Il est presque 23 heures et tu te demandes encore pourquoi tu as accepté d’accompagner Zee à cette soirée insipide. La musique est trop forte, il y a trop de monde, il ne se passe pas grand-chose. Zee a exhibé sa nouvelle robe bleue, ses bottines irisées et son plus beau sourire. Elle est en pleine campagne de communication, elle doit montrer qu’elle est heureuse.
Personne n’ira vérifier si c’est vrai. Elle papillonne, fait des bises et papote. Toi, tu la regardes à moitié amusée par son manège auquel tu as joué bien souvent. Tu te ressers un verre. Tu réalises que tu as oublié de dîner et qu’il est trop tard pour y remédier. Tant pis, tu ne mangeras que liquide et ta tête tournera de plus en plus. Un mec t’aborde.
Tu n’as même pas envie de faire semblant de le trouver intéressant. Pas ce soir. Ce soir, tu trouves tout ça ennuyeux. Le garçon continue d’essayer de te raconter des inepties. Tu prétextes l’envie pressante d’aller au petit coin. Tu feras en sorte de ne plus croiser son regard.
Tu continues d’errer au milieu des fêtards, tu t’ennuies de plus en plus et puis tu te mets à penser à Lui. Lui, c’est ce garçon qui t’a brisé le cœur. Des images traversent ton esprit troublé par l’ennui et le chablis. Le peu de lucidité qu’il te reste te met en garde. Tu sais que tu ne dois pas penser à Lui. C’est un connard. Tu n’as rien à faire avec ce type.
Tu essayes de te convaincre de cette phrase dictée par tes copines : « Tu devrais t’estimer heureuse de ne plus être avec ce mec« . Tu bois de plus en plus. C’est de moins en moins un connard. Tu revois des images déformées. Tu le trouves sublime et brillant. Tu es convaincue qu’il te manque, que tout serait mieux avec Lui. Tu vas même jusqu’à te convaincre qu’il doit être en train de penser à toi à cet instant précis. Tu perds pied et ton discernement.
Alors, persuadée de ta logique, tu prends ton téléphone pour lui envoyer un message. Tu es absolument convaincue que c’est une excellente idée. Tu n’entends même plus la musique et les bruits autour de toi. Tu écris frénétiquement. Tu t’emballes. Tu appuies sur la touche « envoyer« . Tu te sens bizarrement bien.

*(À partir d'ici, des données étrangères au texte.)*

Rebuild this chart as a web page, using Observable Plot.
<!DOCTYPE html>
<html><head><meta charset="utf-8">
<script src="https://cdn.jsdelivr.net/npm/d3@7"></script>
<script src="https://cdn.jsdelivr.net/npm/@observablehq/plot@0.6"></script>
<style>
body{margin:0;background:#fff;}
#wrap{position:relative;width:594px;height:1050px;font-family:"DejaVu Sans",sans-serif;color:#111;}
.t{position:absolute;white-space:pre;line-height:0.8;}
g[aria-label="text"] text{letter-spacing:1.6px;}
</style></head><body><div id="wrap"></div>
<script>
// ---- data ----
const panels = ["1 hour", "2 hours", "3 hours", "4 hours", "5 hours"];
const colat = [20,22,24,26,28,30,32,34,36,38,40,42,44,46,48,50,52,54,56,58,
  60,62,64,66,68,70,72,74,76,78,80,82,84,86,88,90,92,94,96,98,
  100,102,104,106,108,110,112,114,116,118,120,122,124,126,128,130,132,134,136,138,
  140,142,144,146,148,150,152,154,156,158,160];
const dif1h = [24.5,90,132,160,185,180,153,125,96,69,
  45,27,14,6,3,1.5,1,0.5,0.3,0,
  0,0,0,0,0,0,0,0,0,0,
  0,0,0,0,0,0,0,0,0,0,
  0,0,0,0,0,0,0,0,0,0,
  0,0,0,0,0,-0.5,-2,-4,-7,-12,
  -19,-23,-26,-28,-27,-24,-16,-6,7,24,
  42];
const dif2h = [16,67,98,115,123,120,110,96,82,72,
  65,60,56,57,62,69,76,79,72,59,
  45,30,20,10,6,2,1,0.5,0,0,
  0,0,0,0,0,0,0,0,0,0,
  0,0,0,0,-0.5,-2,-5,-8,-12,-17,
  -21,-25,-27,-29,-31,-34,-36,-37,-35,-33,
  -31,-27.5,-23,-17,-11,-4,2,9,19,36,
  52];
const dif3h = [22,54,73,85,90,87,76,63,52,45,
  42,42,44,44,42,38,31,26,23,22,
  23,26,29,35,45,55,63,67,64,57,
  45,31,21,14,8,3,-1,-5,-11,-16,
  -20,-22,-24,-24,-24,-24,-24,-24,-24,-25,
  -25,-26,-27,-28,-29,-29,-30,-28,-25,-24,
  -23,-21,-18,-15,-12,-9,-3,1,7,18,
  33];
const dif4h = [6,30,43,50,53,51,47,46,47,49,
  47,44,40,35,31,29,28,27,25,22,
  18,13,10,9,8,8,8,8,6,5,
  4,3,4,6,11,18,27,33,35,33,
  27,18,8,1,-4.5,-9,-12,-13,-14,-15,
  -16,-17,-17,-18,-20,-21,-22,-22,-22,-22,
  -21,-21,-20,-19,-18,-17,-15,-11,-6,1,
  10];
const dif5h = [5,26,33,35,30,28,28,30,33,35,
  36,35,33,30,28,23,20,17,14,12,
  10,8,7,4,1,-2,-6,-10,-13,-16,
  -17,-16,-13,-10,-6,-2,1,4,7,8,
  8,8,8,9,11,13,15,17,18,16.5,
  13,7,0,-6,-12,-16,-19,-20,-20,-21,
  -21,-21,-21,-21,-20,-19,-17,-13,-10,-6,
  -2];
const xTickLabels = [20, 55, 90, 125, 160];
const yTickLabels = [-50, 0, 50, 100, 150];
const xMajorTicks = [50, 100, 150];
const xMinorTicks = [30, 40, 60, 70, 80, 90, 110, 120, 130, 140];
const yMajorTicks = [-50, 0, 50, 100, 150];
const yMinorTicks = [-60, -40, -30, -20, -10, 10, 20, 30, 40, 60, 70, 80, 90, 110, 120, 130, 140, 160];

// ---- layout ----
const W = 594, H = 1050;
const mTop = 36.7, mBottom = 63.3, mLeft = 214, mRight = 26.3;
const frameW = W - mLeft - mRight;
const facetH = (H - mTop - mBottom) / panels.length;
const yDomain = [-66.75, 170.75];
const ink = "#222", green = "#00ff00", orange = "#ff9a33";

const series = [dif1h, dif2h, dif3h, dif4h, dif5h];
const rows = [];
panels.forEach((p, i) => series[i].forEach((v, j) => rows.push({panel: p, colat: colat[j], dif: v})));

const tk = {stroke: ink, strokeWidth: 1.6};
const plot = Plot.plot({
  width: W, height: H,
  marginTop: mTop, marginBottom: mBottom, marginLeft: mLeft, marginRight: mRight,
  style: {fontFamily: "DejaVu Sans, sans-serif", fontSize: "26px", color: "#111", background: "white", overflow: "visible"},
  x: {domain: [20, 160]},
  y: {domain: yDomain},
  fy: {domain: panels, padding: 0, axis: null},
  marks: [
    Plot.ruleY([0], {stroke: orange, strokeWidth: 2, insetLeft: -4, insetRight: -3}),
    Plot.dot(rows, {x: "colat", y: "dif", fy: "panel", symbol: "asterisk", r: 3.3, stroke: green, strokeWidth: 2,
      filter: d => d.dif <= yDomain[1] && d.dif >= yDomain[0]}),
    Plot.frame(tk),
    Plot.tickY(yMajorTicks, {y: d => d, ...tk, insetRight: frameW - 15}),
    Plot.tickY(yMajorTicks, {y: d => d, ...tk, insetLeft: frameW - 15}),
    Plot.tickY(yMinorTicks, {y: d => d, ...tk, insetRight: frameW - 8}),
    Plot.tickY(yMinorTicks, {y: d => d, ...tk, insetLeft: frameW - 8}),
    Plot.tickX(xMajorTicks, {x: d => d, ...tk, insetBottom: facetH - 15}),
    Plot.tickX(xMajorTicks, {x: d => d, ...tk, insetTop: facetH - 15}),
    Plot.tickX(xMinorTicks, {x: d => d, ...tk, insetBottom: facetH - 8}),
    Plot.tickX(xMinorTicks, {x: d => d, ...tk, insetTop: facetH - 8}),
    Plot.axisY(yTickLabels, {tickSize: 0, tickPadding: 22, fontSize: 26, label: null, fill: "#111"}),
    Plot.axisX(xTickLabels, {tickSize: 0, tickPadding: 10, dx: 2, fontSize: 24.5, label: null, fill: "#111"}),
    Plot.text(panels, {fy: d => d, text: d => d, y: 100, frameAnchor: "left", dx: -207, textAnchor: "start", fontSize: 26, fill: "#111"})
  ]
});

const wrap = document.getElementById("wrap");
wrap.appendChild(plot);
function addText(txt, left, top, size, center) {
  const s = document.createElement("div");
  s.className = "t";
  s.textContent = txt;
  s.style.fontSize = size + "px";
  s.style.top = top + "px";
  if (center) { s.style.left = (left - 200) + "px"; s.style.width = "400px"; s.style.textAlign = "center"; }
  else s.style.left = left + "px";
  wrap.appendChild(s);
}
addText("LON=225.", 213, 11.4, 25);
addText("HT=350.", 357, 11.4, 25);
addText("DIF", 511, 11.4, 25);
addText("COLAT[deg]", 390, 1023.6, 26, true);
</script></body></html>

Tu vas voir Zee pour lui dire que tu rentres. Tu arrives chez toi. Ta tête tourne. Tu ne te sens pas bien. Tu as trop bu. Tu te mets au lit. Tu essayes de t’endormir. Tu as envie de vomir. Tu veux juste t’endormir. Que tout cesse de tourner. Fixer un point. Fermer les yeux. Ne pas penser à la nausée. S’endormir. Tu finis par y arriver.
Tu ouvres les yeux, il est 9 heures, ton mascara a coulé sur ton oreiller et tu as l’impression d’avoir une machine à laver dans la tête. Tu cherches désespérément une bouteille d’eau sur la table de nuit. Tu te lèves pour sortir de ton lit… et là ça te revient!

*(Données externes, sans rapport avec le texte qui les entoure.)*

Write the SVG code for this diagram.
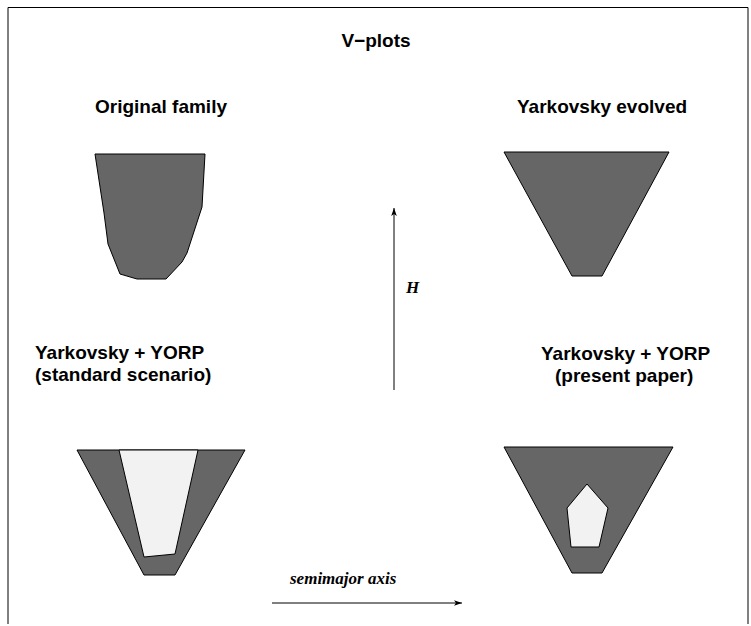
<svg xmlns="http://www.w3.org/2000/svg" width="751" height="626" viewBox="0 0 751 626">
<defs>
<style>
.t{font-family:"Liberation Sans",Arial,sans-serif;font-weight:bold;font-size:19px;fill:#000}
.s{font-family:"Liberation Serif","Times New Roman",serif;font-weight:bold;font-style:italic;font-size:17px;fill:#000}
.dark{fill:#666666;stroke:#000;stroke-width:1}
.light{fill:#f2f2f2;stroke:#000;stroke-width:1}
.ax{stroke:#000;stroke-width:1;fill:none}
</style>
<marker id="ah" viewBox="0 0 10 10" refX="10" refY="5" markerWidth="8" markerHeight="8" markerUnits="userSpaceOnUse" orient="auto">
<path d="M0,1.5 L10,5 L0,8.5 L2.5,5 Z" fill="#000"/>
</marker>
</defs>
<rect width="751" height="626" fill="#fff"/>
<path d="M8,624 V7.5 H748 V624" class="ax"/>
<text class="t" x="376" y="47" text-anchor="middle">V−plots</text>
<g id="original">
<text class="t" x="95" y="113">Original family</text>
<polygon class="dark" points="95,154 205,154 202,207 187,253 182,262 166,279 137,279 120,274 108,244 104,213"/>
</g>
<g id="evolved">
<text class="t" x="517" y="113">Yarkovsky evolved</text>
<polygon class="dark" points="504,152 669,152 602,276 572,276"/>
</g>
<g id="standard">
<text class="t" x="35" y="359">Yarkovsky + YORP</text>
<text class="t" x="35" y="381">(standard scenario)</text>
<polygon class="dark" points="77,450 245,450 175,575 144,575"/>
<polygon class="light" points="119,450 198,450 175,554 144,557"/>
</g>
<g id="present">
<text class="t" x="541" y="360">Yarkovsky + YORP</text>
<text class="t" x="555" y="382">(present paper)</text>
<polygon class="dark" points="504,447 673,447 602,573 572,573"/>
<polygon class="light" points="587,484 608,508 599,547 571,547 567,508"/>
</g>
<g id="connectors">
<line class="ax" x1="394" y1="390" x2="394" y2="208" marker-end="url(#ah)"/>
<text class="s" x="406" y="293">H</text>
<line class="ax" x1="272" y1="603" x2="462" y2="603" marker-end="url(#ah)"/>
<text class="s" x="290" y="584">semimajor axis</text>
</g>
</svg>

Tu as envoyé un message piteux à une heure indue de la nuit. Tu espères que ça soit un cauchemar. Tu prends ton téléphone. Tu as effectivement commis cette absurdité. Tu relis le message. Il y a de longues phrases, des points de suspension et des tournures que ton cerveau au ralenti a dû trouver cohérentes.
En clair, il manque deux verbes. Ça n’a ni queue ni tête. Mais quelle honte ! Comment tu as pu écrire un truc pareil ? Comment tu as pu envoyer un truc pareil ? Comment tu as pu croire que c’était une super idée ?
Le message a été lu. Et, bien évidemment, il n’y a pas eu de réponse. Tu traînes ta gueule de bois et ton immense honte jusqu’à la cuisine pour te faire un café. Tu as fait une bêtise hier, elle viendra allonger la longue liste de tes regrets. Le pire, c’est que tu recommenceras sûrement.